Two stories about the security of financial information broke today that makes one really wonder how secure our personal data is anymore. First, TJX, which operates under such labels as TJ Maxx, Marshalls, Winners and Home Sense, said that someone hacked into the data system that handles hundreds of thousands of credit card transactions sometime last month during the Christmas rush. Second, CIBC said a backup drive, in transit from Montréal to Toronto, somehow went missing -- and on it is the data of nearly a half million customers of its Talvest investment banking division.

Both events were part of the water cooler talk at work today and we wondered if some of the clients we serve may have been affected as well. (Sorry, can't say which clients, I signed a confidentiality agreement when I got hired.) The general sense was, who's behind it all?
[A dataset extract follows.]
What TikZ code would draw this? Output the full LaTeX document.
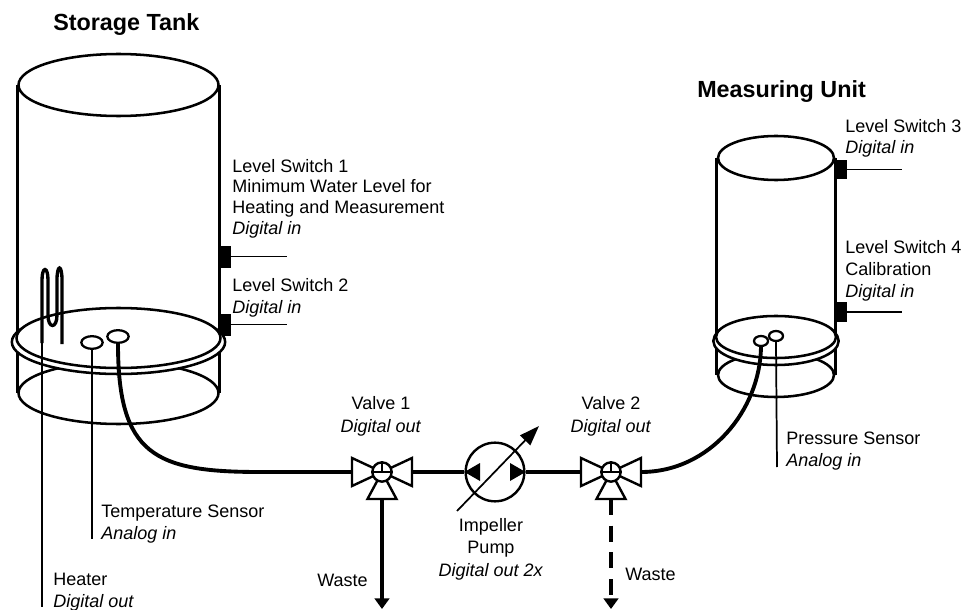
\documentclass[tikz,border=0pt]{standalone}
\usepackage{fontspec}
\setmainfont{Liberation Sans}
\usetikzlibrary{calc}
\usetikzlibrary{arrows.meta}
\usetikzlibrary{shapes.geometric}

\tikzset{
    rim/.style={ellipse,draw=black,line width=1.9pt,fill=white,inner sep=0pt},
    sensor/.style={ellipse,draw=black,line width=1.7pt,fill=white,inner sep=0pt,minimum width=16pt,minimum height=9.5pt},
    wall/.style={line width=2pt},
    thin wire/.style={line width=1.3pt},
    tube/.style={line width=2.9pt},
    switch/.style={fill=black,draw=none,inner sep=0pt,minimum width=9.75pt,minimum height=16.5pt},
    lbl/.style={align=left,anchor=base west,inner sep=0pt,font=\fontsize{13.5}{16.5}\selectfont},
    clbl/.style={align=center,anchor=base,inner sep=0pt,font=\fontsize{13.5}{16.8}\selectfont},
    title/.style={anchor=base west,inner sep=0pt,font=\fontsize{17.5}{20}\selectfont\bfseries}
}

\begin{document}
\begin{tikzpicture}[x=0.75pt,y=-0.75pt]
            \useasboundingbox (0,0) rectangle (965,610);

            % Storage tank
            \node[rim,minimum width=150pt,minimum height=46.5pt] (sbot) at (118.5,393) {};
            \node[rim,minimum width=150pt,minimum height=46.5pt] (stop) at (118.5,85) {};
            \draw[wall] (stop.west) -- (sbot.west);
            \draw[wall] (stop.east) -- (sbot.east);
            \node[switch] (ls1) at (224.5,256.5) {};
            \node[switch] (ls2) at (224.5,324.5) {};
            \node[rim,minimum width=160pt,minimum height=48pt] (slip) at (118.5,342) {};
            \node[rim,minimum width=153pt,minimum height=45pt] (sfloor) at (118.5,338) {};
            \node[sensor] (temp) at (92,342.5) {};
            \node[sensor] (sin) at (118,336.5) {};

            % The heater coil
            \coordinate (heat) at (42,343);
            \draw[tube,line width=2.5pt] (heat) -- (42,280) .. controls (42,266) and (48,266) .. (48,280)
                -- (48,315) .. controls (48,329) and (57,329) .. (57,315)
                -- (57,280) .. controls (57,264) and (62,264) .. (62,280) -- (62,344);

            % Measuring unit
            \node[rim,minimum width=87pt,minimum height=33pt] (mbot) at (776,375) {};
            \node[rim,minimum width=87pt,minimum height=33pt] (mtop) at (776,158) {};
            \draw[wall] (mtop.west) -- (mbot.west);
            \draw[wall] (mtop.east) -- (mbot.east);
            \node[switch,minimum height=14.5pt] (ls3) at (840,169.5) {};
            \node[switch,minimum height=14.5pt] (ls4) at (840,312) {};
            \node[rim,minimum width=94pt,minimum height=36pt] (mlip) at (776,341) {};
            \node[rim,minimum width=90pt,minimum height=31.5pt] (mfloor) at (776,337) {};
            \node[sensor,minimum width=10.5pt,minimum height=7.5pt] (press) at (776,336) {};
            \node[sensor,minimum width=10.5pt,minimum height=7.5pt] (min) at (761,341) {};

            % Valves and pump
            \foreach \vname/\vx in {v1/382,v2/611} {
                \coordinate (\vname l) at ({\vx-30},472);
                \coordinate (\vname r) at ({\vx+30},472);
                \coordinate (\vname b) at (\vx,499);
                \draw[line width=1.8pt,line join=miter] (\vname l) -- ({\vx-30},458) -- (\vx,472) -- ({\vx+30},458)
                    -- ({\vx+30},486) -- (\vx,472) -- ({\vx-30},486) -- cycle;
                \draw[line width=1.8pt] (\vx,472) -- ({\vx+14.5},499) -- ({\vx-14.5},499) -- cycle;
                \node[circle,draw=black,fill=white,line width=1.8pt,inner sep=0pt,minimum size=14.5pt] (\vname) at (\vx,472) {};
                \draw[line width=1.3pt] (\vname.west) -- (\vname.east);
                \draw[line width=1.3pt] (\vname.north) -- (\vname.center);
            }
            \node[circle,draw=black,line width=1.8pt,inner sep=0pt,minimum size=44pt] (pump) at (495,472) {};
            \fill (pump.west) -- (480,463) -- (480,481) -- cycle;
            \fill (pump.east) -- (510,463) -- (510,481) -- cycle;
            \coordinate (pa) at (457,511);
            \coordinate (pb) at (539,426);
            \draw[thin wire,-{Triangle[length=15pt,width=10.5pt]}] (pa) -- (pb);

            % The lines!
            \draw[tube] (sin.south) .. controls (118,455) and (155,472) .. (260,472) -- (v1l);
            \draw[tube] (min.south) .. controls (760,410) and (710,472) .. (v2r);
            \draw[tube] (v1r) -- (pump.west);
            \draw[tube] (pump.east) -- (v2l);
            \coordinate (w1) at (382,609);
            \coordinate (w2) at (611,609);
            \draw[tube,-{Triangle[length=8pt,width=11pt]}] (v1b) -- (w1);
            \draw[tube,dash pattern=on 12pt off 8pt,-{Triangle[length=8pt,width=11pt]}] (v2b) -- (w2);

            % Signal wires
            \coordinate (heatend) at (42,607);
            \coordinate (tempend) at (92,539);
            \coordinate (pressend) at (777,467);
            \coordinate (ls1end) at (287,256.5);
            \coordinate (ls2end) at (287,324.5);
            \coordinate (ls3end) at (902,169.5);
            \coordinate (ls4end) at (902,312);
            \draw[thin wire] (heat) -- (heatend);
            \draw[thin wire] (temp.south) -- (tempend);
            \draw[thin wire] (press.south) -- (pressend);
            \draw[thin wire] (ls1) -- (ls1end);
            \draw[thin wire] (ls2) -- (ls2end);
            \draw[thin wire] (ls3) -- (ls3end);
            \draw[thin wire] (ls4) -- (ls4end);

            % Labels
            \node[title] (tstore) at (53,31) {Storage Tank};
            \node[title] (tmeas) at (697,98) {Measuring Unit};
            \node[lbl,font=\fontsize{13.5}{15.5}\selectfont] (l1) at (232,234) {Level Switch 1\\Minimum Water Level for\\Heating and Measurement\\\textit{Digital in}};
            \node[lbl] (l2) at (232,313) {Level Switch 2\\\textit{Digital in}};
            \node[lbl] (l3) at (845,154) {Level Switch 3\\\textit{Digital in}};
            \node[lbl] (l4) at (845,297) {Level Switch 4\\Calibration\\\textit{Digital in}};
            \node[lbl] (ltemp) at (101,539) {Temperature Sensor\\\textit{Analog in}};
            \node[lbl] (lheat) at (53,607) {Heater\\\textit{Digital out}};
            \node[lbl] (lpress) at (786,466) {Pressure Sensor\\\textit{Analog in}};
            \node[clbl] (lv1) at (381,432) {Valve 1\\\textit{Digital out}};
            \node[clbl] (lv2) at (611,432) {Valve 2\\\textit{Digital out}};
            \node[clbl] (lpump) at (491,576) {Impeller\\Pump\\\textit{Digital out 2x}};
            \node[lbl] (lw1) at (317,586) {Waste};
            \node[lbl] (lw2) at (625,580) {Waste};
        \end{tikzpicture}
\end{document}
In the worst case scenario for the first one, one only has to think of two words: Al Qaeda. At best, it may have been just plain mischief, but still very illegal.
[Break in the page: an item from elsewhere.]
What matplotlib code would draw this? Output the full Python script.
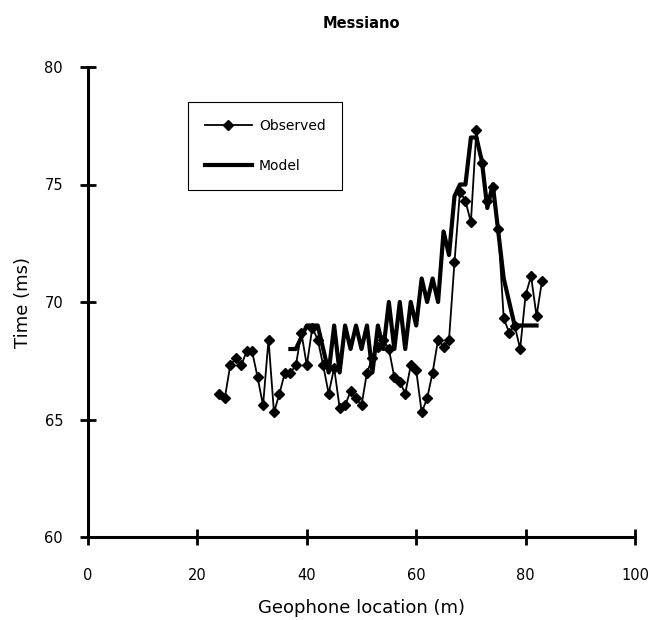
import matplotlib
matplotlib.use('Agg')
from matplotlib import pyplot as plt

# geophone positions (m) and picked / modelled travel times (ms)
obs_x = list(range(24, 84))
obs_t = [66.1, 65.9, 67.3, 67.6, 67.3, 67.9, 67.9, 66.8, 65.6, 68.4,
         65.3, 66.1, 67.0, 67.0, 67.3, 68.7, 67.3, 68.9, 68.4, 67.3,
         66.1, 67.2, 65.5, 65.6, 66.2, 65.9, 65.6, 67.0, 67.6, 68.1,
         68.4, 68.0, 66.8, 66.6, 66.1, 67.3, 67.1, 65.3, 65.9, 67.0,
         68.4, 68.1, 68.4, 71.7, 74.7, 74.3, 73.4, 77.3, 75.9, 74.3,
         74.9, 73.1, 69.3, 68.7, 69.0, 68.0, 70.3, 71.1, 69.4, 70.9]

mod_x = list(range(37, 83))
mod_t = [68, 68, 68.5, 69, 69, 69, 68, 67, 69, 67,
         69, 68, 69, 68, 69, 67, 69, 68, 70, 68,
         70, 68, 70, 69, 71, 70, 71, 70, 73, 72,
         74.5, 75, 75, 77, 77, 76, 74, 75, 73, 71,
         70, 69, 69, 69, 69, 69]

x_ticks = [0, 20, 40, 60, 80, 100]
y_ticks = [60, 65, 70, 75, 80]

plt.rcParams['font.family'] = ['DejaVu Sans']

fig = plt.figure(figsize=(6.49, 6.20), dpi=100)
ax = fig.add_axes([88 / 649, 1 - 537 / 620, (635 - 88) / 649, (537 - 67) / 620])

ax.plot(obs_x, obs_t, color='black', linewidth=1.3, marker='D',
        markersize=5.5, label='Observed', zorder=3)
ax.plot(mod_x, mod_t, color='black', linewidth=3.0, label='Model', zorder=2)

ax.set_xlim(0, 100)
ax.set_ylim(60, 80)
ax.set_xticks(x_ticks)
ax.set_yticks(y_ticks)

for side in ['top', 'right']:
    ax.spines[side].set_visible(False)
for side in ['left', 'bottom']:
    ax.spines[side].set_linewidth(2.2)
ax.tick_params(direction='inout', length=12, width=2.0, labelsize=10.5)
ax.tick_params(axis='x', pad=16)
ax.tick_params(axis='y', pad=12)

ax.set_title('Messiano', fontsize=10.5, fontweight='semibold', pad=28)
ax.set_xlabel('Geophone location (m)', fontsize=13, labelpad=12)
ax.set_ylabel('Time (ms)', fontsize=13, labelpad=9)

leg = ax.legend(loc='upper left', bbox_to_anchor=(188 / 649, 1 - 102 / 620),
                bbox_transform=fig.transFigure, fancybox=False, shadow=False,
                edgecolor='black', framealpha=1, fontsize=10,
                handlelength=3.4, labelspacing=1.9, borderpad=1.2,
                handletextpad=0.5, borderaxespad=0)
leg.get_frame().set_linewidth(0.8)

fig.savefig('out.png', dpi=100)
The second one, however, just is plain crazy. If one was shipping that kind of data, doesn't one used a bonded courier under the strictest of security? Mutual funds may be boring but they're no laughing matter -- and among the funds managed are a number of Labour Sponsored Investment Funds, which as the name suggests are those sponsored by trade union groups and which receive preferential tax treatment in many provinces. What possible comfort can anyone get knowing the data may have fallen into the wrong hands. This makes faxing personal info to a lumber yard look like small potatoes.
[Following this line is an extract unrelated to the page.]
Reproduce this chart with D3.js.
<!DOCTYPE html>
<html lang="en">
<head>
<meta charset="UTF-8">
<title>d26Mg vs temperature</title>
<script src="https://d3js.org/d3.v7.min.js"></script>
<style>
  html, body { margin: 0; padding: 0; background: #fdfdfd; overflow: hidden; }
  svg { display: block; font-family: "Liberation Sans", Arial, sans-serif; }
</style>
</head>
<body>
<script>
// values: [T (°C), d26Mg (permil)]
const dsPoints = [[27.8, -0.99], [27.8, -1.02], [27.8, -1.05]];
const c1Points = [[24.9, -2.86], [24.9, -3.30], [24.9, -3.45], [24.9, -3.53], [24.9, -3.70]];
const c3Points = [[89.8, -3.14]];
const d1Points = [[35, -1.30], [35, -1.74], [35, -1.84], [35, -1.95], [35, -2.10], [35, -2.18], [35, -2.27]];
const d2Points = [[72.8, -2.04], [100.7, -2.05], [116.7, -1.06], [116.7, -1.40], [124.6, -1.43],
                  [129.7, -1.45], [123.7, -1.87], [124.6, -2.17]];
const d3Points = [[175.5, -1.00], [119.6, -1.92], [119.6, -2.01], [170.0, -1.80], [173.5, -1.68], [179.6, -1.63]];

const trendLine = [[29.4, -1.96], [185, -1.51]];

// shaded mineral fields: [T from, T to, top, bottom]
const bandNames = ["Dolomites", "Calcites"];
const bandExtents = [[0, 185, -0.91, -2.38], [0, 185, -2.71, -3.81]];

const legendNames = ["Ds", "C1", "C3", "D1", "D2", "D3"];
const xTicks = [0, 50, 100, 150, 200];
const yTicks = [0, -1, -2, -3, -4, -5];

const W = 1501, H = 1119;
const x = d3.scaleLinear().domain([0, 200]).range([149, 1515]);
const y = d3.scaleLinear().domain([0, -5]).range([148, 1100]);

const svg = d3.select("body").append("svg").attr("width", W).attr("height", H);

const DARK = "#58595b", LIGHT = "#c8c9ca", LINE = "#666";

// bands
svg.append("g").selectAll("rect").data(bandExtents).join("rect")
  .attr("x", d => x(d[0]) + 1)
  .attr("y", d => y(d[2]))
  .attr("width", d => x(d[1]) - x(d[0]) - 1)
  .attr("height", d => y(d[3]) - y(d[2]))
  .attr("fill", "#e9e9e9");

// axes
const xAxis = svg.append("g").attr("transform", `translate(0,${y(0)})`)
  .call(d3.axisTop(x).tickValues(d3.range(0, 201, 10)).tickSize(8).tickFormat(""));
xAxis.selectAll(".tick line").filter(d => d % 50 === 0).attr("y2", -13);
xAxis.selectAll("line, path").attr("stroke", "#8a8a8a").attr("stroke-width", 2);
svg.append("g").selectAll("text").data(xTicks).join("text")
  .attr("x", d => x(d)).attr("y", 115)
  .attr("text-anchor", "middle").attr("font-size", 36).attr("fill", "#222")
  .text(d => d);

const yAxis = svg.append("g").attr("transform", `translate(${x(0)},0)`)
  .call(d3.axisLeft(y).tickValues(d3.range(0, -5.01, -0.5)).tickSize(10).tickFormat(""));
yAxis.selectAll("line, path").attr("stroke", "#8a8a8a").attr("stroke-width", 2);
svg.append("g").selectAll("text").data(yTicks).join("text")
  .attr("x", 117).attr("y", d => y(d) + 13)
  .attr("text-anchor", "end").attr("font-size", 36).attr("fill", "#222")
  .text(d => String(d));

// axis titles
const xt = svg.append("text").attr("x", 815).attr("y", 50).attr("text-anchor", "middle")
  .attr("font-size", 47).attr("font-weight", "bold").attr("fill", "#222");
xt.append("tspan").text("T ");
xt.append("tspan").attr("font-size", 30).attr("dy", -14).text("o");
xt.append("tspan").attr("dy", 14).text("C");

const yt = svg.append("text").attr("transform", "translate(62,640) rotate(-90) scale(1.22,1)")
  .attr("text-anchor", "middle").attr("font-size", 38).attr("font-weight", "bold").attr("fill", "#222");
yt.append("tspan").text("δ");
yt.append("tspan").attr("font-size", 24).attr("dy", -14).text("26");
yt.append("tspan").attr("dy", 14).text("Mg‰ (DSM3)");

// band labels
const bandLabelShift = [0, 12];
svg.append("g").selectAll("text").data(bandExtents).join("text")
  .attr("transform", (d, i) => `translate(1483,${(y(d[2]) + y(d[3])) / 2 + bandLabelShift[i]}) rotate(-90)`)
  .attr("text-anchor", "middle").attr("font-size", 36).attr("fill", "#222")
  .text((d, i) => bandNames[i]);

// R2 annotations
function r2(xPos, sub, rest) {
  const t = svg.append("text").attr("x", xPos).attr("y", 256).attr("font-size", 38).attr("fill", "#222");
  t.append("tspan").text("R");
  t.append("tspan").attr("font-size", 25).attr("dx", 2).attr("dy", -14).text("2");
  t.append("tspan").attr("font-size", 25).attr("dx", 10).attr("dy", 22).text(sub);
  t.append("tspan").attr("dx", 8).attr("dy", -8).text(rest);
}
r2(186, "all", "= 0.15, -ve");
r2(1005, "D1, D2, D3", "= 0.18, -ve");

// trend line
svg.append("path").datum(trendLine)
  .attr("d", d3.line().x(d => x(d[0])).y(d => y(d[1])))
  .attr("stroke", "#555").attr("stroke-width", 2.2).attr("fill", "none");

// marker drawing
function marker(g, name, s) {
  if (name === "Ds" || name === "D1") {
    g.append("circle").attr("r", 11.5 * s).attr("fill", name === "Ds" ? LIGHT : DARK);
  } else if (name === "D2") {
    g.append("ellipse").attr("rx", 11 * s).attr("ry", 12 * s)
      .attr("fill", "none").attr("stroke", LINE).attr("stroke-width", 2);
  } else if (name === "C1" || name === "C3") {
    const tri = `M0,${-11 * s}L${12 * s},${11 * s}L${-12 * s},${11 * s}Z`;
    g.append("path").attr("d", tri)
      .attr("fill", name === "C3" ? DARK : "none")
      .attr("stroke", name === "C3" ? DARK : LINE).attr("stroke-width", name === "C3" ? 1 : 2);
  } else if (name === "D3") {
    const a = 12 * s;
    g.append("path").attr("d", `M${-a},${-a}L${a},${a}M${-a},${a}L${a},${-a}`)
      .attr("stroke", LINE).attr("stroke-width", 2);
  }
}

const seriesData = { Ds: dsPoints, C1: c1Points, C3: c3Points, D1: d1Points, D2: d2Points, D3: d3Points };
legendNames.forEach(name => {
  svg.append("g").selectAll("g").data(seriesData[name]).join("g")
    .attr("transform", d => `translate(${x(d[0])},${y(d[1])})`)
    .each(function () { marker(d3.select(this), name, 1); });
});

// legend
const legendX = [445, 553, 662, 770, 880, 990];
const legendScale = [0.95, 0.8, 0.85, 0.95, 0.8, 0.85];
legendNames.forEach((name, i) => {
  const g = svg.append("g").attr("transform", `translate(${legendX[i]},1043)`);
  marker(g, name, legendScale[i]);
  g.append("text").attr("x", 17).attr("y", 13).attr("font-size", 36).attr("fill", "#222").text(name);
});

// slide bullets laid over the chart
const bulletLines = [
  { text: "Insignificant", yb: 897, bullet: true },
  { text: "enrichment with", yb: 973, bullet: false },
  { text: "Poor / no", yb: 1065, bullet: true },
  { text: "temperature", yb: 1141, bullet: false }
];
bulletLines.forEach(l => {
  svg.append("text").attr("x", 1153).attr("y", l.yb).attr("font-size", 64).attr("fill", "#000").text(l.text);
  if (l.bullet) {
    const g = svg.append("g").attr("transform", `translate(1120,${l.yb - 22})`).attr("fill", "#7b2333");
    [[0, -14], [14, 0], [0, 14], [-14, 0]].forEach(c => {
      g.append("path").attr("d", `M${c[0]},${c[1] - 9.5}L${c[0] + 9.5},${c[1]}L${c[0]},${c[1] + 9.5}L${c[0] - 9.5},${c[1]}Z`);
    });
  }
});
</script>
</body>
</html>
No amount of security is ever going to be foolproof. I reckon it's bound to happen again. But what worries me is the time lag between when the breach happened and the news being released to the media. Four weeks is an extremely long time to inflict the kind of damage any untoward elements would like to make. Just a few minutes, in fact, is too long. This isn't a case of crying wolf. It makes one want to think twice about doing business with it or any of its affiliated or partner companies.

Sometimes, I wish companies would risk crying wolf if they even suspect something untoward happened. It might help protect a lot of consumers who would naturally want to take the appropriate action to prevent further identity theft.